§ **Aim of the task**
Could you repeat, exactly as they stand, the lines between the one with "Reproduce this chart with Plotly." and the one with "color=color, family=FONT), **kw)", inclusive, minus the pictures?

§ **Data to use**

========

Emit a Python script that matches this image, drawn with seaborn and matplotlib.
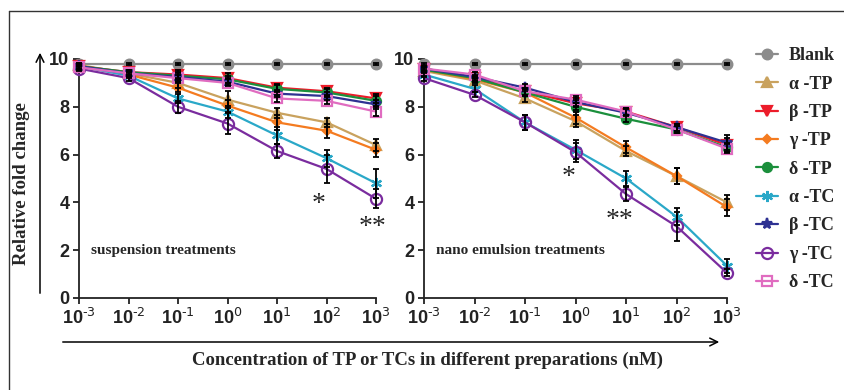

========

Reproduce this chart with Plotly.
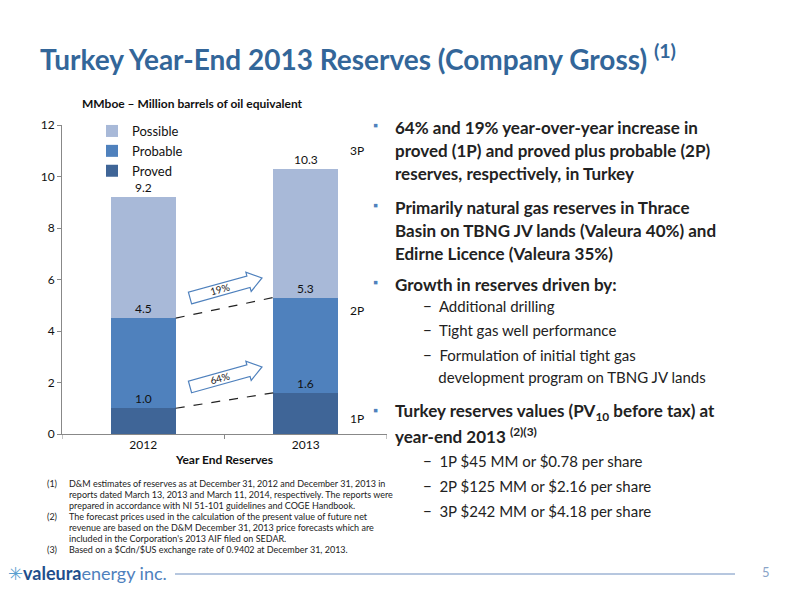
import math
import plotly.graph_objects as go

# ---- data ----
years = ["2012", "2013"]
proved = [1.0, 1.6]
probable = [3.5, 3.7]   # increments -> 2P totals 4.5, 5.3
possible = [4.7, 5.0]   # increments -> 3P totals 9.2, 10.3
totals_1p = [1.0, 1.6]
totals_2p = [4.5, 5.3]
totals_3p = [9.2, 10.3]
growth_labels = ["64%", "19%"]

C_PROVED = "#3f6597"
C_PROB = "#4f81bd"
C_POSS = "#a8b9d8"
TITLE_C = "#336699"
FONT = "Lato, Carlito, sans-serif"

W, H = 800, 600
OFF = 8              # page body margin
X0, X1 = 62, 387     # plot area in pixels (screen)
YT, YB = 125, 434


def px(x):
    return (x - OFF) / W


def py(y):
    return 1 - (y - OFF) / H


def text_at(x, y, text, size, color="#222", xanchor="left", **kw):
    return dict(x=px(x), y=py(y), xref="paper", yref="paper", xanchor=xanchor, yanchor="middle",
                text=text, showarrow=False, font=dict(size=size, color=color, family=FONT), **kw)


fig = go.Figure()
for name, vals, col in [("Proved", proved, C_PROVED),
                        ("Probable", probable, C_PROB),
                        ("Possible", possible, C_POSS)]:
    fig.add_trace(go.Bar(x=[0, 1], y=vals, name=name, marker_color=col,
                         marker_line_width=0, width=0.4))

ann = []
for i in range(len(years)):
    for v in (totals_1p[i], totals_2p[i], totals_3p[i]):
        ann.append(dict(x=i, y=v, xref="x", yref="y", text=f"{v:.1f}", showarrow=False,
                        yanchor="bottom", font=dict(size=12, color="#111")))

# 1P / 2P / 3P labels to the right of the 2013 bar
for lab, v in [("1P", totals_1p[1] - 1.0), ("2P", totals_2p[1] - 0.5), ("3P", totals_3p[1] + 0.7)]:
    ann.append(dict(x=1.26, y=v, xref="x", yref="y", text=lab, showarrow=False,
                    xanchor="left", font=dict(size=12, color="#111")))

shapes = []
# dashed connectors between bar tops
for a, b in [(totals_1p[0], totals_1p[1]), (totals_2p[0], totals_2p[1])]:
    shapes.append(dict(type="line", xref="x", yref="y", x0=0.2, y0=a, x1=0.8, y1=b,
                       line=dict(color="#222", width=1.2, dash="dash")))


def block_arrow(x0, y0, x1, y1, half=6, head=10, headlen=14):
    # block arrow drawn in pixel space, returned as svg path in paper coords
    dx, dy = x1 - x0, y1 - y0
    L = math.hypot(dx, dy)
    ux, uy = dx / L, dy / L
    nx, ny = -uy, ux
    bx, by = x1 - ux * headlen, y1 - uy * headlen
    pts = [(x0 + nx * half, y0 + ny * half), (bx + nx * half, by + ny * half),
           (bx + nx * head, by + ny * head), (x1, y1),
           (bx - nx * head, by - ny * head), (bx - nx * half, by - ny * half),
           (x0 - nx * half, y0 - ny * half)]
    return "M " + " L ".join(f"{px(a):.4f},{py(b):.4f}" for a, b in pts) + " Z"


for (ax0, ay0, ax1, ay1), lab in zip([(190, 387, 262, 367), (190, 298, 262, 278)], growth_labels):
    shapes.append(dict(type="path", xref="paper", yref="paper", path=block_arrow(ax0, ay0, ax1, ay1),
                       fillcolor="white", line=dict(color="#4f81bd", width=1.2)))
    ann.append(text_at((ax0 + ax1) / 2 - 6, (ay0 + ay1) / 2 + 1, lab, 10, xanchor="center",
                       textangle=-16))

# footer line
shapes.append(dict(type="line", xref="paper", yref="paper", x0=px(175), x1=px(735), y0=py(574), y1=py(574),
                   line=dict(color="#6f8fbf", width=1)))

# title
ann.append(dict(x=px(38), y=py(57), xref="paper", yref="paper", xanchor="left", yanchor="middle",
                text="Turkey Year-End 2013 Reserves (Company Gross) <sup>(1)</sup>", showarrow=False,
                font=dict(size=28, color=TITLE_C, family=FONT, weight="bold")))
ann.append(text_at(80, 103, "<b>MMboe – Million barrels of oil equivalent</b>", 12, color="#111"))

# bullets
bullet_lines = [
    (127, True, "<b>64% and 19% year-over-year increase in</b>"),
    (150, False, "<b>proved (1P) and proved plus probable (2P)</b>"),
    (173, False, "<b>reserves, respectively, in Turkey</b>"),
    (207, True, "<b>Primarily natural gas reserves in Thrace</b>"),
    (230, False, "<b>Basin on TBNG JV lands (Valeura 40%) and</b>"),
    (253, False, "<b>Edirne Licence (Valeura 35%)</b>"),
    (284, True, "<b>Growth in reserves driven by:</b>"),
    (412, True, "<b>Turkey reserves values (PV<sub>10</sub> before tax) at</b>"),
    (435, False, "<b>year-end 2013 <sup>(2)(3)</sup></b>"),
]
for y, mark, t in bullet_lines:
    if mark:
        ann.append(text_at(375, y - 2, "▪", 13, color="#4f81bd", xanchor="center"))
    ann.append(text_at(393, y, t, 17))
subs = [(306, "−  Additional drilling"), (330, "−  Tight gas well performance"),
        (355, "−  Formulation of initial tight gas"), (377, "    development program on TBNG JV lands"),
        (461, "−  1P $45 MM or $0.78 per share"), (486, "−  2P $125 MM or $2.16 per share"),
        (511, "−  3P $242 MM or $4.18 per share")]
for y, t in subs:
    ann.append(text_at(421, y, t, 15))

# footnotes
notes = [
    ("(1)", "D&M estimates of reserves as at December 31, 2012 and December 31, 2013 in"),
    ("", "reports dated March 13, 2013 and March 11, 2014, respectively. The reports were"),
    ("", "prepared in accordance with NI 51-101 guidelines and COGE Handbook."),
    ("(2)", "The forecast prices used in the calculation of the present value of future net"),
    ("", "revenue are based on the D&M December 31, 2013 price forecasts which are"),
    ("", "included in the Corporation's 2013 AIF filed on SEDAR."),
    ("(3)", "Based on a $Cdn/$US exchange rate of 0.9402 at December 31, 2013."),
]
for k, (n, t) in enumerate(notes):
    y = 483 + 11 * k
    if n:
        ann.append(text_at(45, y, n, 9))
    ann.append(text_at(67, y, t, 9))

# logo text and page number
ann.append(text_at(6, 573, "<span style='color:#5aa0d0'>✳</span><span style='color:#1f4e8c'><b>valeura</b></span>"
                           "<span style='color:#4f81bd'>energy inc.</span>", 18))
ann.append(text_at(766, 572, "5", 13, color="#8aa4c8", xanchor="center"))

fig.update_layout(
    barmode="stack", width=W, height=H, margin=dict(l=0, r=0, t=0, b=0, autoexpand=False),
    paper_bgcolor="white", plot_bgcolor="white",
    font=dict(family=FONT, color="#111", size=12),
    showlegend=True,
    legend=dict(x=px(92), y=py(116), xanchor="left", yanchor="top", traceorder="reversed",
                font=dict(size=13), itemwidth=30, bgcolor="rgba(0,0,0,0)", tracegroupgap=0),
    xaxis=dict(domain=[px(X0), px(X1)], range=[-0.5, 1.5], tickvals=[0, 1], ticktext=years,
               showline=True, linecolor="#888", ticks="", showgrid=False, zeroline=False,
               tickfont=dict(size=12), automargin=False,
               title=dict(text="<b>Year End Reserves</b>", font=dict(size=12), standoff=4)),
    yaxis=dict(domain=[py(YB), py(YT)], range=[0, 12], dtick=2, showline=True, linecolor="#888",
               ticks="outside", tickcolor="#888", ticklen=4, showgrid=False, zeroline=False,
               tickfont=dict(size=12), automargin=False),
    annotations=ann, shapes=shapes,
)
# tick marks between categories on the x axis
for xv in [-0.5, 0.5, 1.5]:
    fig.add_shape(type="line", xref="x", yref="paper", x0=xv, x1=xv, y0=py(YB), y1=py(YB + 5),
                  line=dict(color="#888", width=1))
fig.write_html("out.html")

========

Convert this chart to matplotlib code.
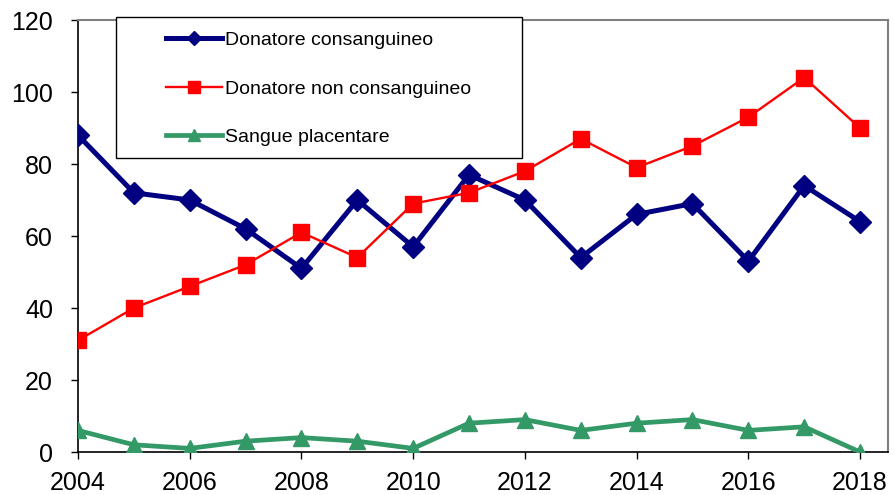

========

§ **Solution below**
Reproduce this chart with Plotly.
import math
import plotly.graph_objects as go

# ---- data ----
years = ["2012", "2013"]
proved = [1.0, 1.6]
probable = [3.5, 3.7]   # increments -> 2P totals 4.5, 5.3
possible = [4.7, 5.0]   # increments -> 3P totals 9.2, 10.3
totals_1p = [1.0, 1.6]
totals_2p = [4.5, 5.3]
totals_3p = [9.2, 10.3]
growth_labels = ["64%", "19%"]

C_PROVED = "#3f6597"
C_PROB = "#4f81bd"
C_POSS = "#a8b9d8"
TITLE_C = "#336699"
FONT = "Lato, Carlito, sans-serif"

W, H = 800, 600
OFF = 8              # page body margin
X0, X1 = 62, 387     # plot area in pixels (screen)
YT, YB = 125, 434


def px(x):
    return (x - OFF) / W


def py(y):
    return 1 - (y - OFF) / H


def text_at(x, y, text, size, color="#222", xanchor="left", **kw):
    return dict(x=px(x), y=py(y), xref="paper", yref="paper", xanchor=xanchor, yanchor="middle",
                text=text, showarrow=False, font=dict(size=size, color=color, family=FONT), **kw)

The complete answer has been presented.